General information
- Type: Ultralight trike
- National origin: China
- Manufacturer: Aviation Industry Corporation of China
- Status: Under development (2013)

= AVIC Lucky Bird =

Chinese ultralight trike

The AVIC Lucky Bird (Chinese: Jixiangniao) is a Chinese ultralight trike, under development by Aviation Industry Corporation of China. The aircraft is envisioned for the police, border patrol, traffic and pollution surveillance, reconnaissance, aerial photography, forest fire patrol and touring roles.

==Design and development==
The aircraft has been noted as unusual due to its national origin and also being the project of a large state-run aviation company that also produces fighters and jet transport aircraft.

Very little technical data has been released about the Lucky Bird to date. It is known that it features a cable-braced hang glider-style high-wing, weight-shift controls, a two-seats-in-tandem open cockpit, tricycle landing gear with wheel pants and a single engine in pusher configuration. A three-seat version is also being developed.

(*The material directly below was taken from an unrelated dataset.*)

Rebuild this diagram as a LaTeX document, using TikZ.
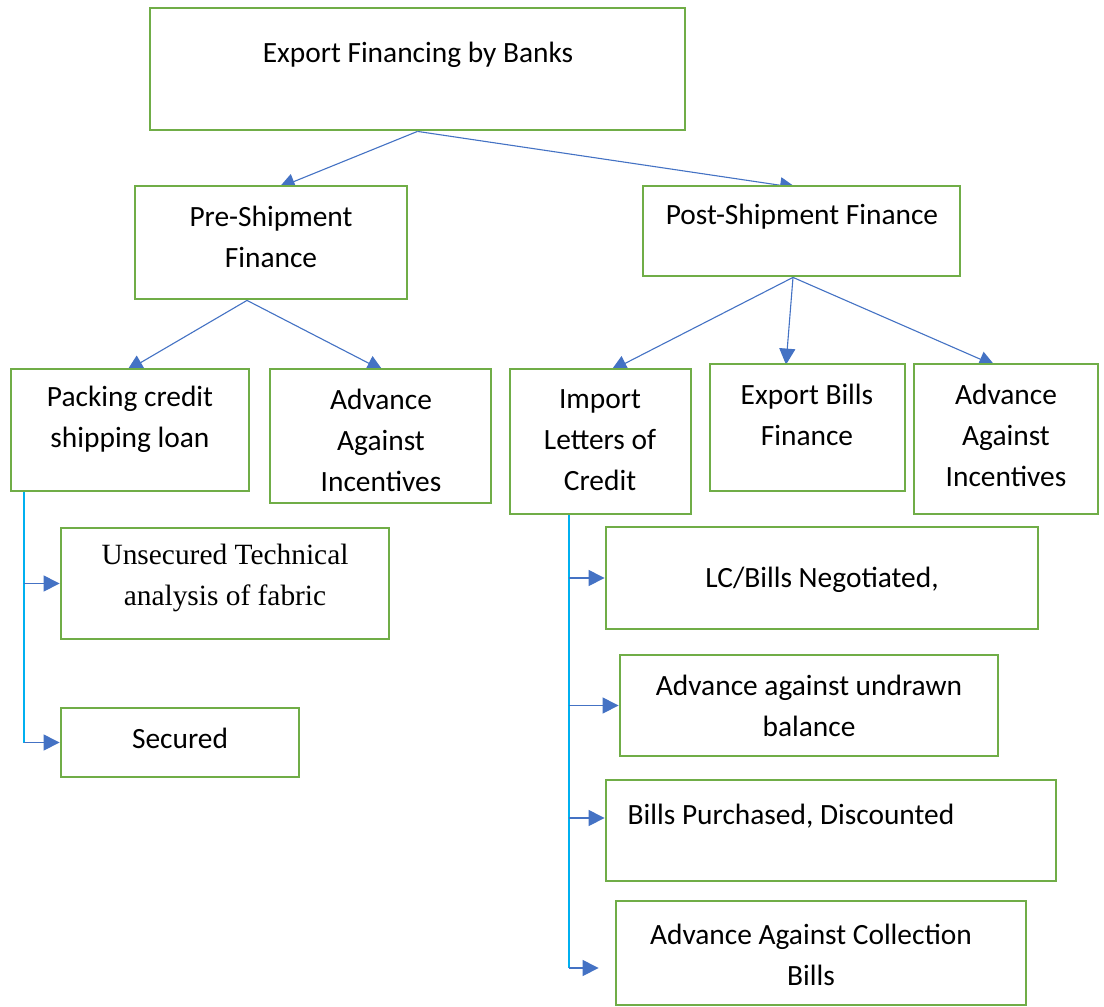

The aircraft resembles most western-designed trikes. It is made from bolted-together aluminium tubing, with its double surface wing covered in Dacron sailcloth. Its wing is supported by a single tube-type kingpost and uses an "A" frame weight-shift control bar. The powerplant is an Austrian-made four cylinder, air and liquid-cooled, four-stroke, dual-ignition 80 hp Rotax 912 engine.